SUPPLIED RECORDS:
+ + +
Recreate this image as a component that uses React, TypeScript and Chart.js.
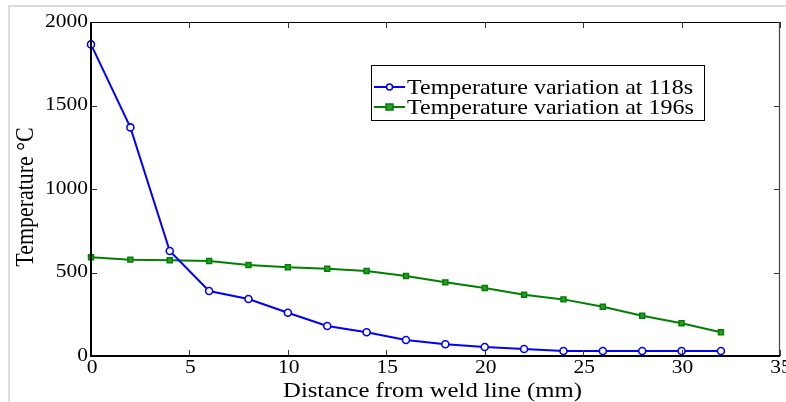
+ + +
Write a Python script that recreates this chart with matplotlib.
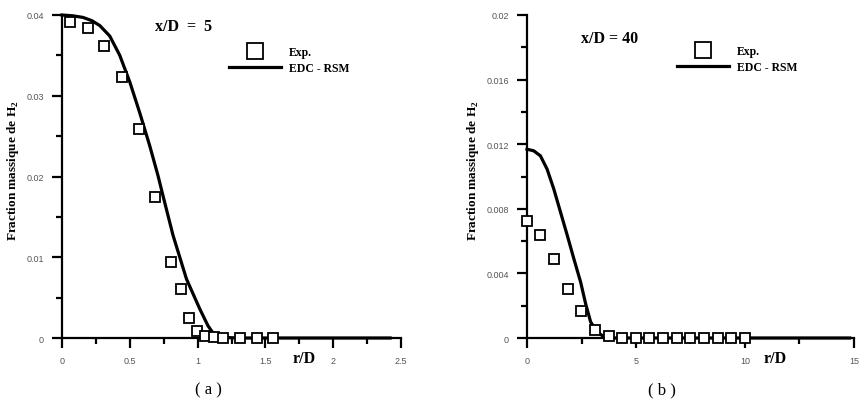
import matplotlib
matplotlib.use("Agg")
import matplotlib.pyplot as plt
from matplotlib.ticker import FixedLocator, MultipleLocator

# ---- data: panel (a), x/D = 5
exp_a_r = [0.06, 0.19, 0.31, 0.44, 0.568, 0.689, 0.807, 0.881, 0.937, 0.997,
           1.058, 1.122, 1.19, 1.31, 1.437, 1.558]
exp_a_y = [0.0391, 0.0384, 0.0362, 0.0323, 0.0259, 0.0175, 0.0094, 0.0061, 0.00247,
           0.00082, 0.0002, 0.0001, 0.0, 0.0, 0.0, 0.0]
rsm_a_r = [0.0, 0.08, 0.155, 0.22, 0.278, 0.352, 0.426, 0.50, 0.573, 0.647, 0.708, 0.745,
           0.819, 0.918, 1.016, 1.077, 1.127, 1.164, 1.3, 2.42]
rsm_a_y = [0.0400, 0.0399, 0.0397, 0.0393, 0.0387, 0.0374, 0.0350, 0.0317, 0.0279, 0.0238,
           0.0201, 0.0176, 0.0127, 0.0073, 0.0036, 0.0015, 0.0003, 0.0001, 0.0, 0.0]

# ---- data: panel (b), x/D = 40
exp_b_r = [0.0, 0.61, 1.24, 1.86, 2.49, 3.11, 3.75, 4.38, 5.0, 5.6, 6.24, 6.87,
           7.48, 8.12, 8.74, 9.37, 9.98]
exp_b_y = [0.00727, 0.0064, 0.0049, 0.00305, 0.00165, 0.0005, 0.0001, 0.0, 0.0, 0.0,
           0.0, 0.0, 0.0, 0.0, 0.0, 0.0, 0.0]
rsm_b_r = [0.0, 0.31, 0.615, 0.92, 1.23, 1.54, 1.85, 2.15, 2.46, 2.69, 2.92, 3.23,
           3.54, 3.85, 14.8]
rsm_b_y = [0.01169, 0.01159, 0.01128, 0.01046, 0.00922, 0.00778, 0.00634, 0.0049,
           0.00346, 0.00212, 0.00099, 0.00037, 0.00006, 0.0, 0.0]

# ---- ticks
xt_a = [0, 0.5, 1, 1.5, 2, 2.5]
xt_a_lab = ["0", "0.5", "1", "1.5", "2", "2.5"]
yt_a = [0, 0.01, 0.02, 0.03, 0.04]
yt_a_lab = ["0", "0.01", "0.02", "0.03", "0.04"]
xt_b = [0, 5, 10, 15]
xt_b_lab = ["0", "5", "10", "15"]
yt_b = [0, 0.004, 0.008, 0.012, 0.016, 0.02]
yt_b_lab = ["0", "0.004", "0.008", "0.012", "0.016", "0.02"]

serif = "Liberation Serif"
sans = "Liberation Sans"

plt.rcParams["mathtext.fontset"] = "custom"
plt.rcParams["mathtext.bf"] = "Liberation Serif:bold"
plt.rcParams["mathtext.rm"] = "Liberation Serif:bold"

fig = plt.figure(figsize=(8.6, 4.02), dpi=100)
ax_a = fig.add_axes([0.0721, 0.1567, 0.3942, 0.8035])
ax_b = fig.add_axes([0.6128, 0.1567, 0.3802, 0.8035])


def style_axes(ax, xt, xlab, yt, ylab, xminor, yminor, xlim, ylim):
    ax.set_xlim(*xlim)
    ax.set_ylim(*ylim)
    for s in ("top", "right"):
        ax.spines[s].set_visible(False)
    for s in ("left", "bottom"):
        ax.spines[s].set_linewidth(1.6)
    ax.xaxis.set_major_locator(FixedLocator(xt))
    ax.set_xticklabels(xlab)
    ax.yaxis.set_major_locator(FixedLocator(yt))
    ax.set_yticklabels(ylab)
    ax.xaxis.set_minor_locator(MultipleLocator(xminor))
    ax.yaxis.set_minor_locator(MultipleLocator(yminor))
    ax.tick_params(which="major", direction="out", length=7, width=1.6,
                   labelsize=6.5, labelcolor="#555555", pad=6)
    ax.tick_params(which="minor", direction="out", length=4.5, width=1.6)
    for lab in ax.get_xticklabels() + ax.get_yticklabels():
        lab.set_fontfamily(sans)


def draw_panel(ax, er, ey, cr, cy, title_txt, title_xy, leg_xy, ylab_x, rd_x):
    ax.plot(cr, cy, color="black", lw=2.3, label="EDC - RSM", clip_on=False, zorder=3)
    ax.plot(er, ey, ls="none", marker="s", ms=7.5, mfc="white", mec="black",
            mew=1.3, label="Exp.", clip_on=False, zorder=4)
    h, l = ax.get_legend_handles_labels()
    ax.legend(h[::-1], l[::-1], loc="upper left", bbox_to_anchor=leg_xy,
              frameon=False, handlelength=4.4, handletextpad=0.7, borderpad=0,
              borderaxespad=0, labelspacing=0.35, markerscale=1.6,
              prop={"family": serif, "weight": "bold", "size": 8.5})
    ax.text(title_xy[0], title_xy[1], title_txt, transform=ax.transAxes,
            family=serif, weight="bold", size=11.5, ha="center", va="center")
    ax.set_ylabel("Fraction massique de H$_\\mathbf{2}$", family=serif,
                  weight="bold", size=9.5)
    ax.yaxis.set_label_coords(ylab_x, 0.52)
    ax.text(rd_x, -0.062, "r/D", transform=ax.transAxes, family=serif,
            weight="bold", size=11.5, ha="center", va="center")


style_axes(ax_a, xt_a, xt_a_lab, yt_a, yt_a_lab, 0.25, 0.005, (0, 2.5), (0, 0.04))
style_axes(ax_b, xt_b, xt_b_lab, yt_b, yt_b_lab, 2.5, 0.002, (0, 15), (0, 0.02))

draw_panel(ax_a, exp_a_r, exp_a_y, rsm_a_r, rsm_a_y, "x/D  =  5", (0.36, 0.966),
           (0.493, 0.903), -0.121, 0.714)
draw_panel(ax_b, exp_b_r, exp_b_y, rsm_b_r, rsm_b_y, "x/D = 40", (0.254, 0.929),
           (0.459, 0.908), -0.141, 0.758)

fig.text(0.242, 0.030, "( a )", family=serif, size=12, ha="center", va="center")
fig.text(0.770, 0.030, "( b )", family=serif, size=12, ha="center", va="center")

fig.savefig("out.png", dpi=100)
+ + +
WHAT IS EXPECTED: Give back exactly the lines from the one containing "Write a Python" to the one containing "from matplotlib.ticker import", both included, and no pictures.

FINISHED TASK:
Write a Python script that recreates this chart with matplotlib.
import matplotlib
matplotlib.use("Agg")
import matplotlib.pyplot as plt
from matplotlib.ticker import FixedLocator, MultipleLocator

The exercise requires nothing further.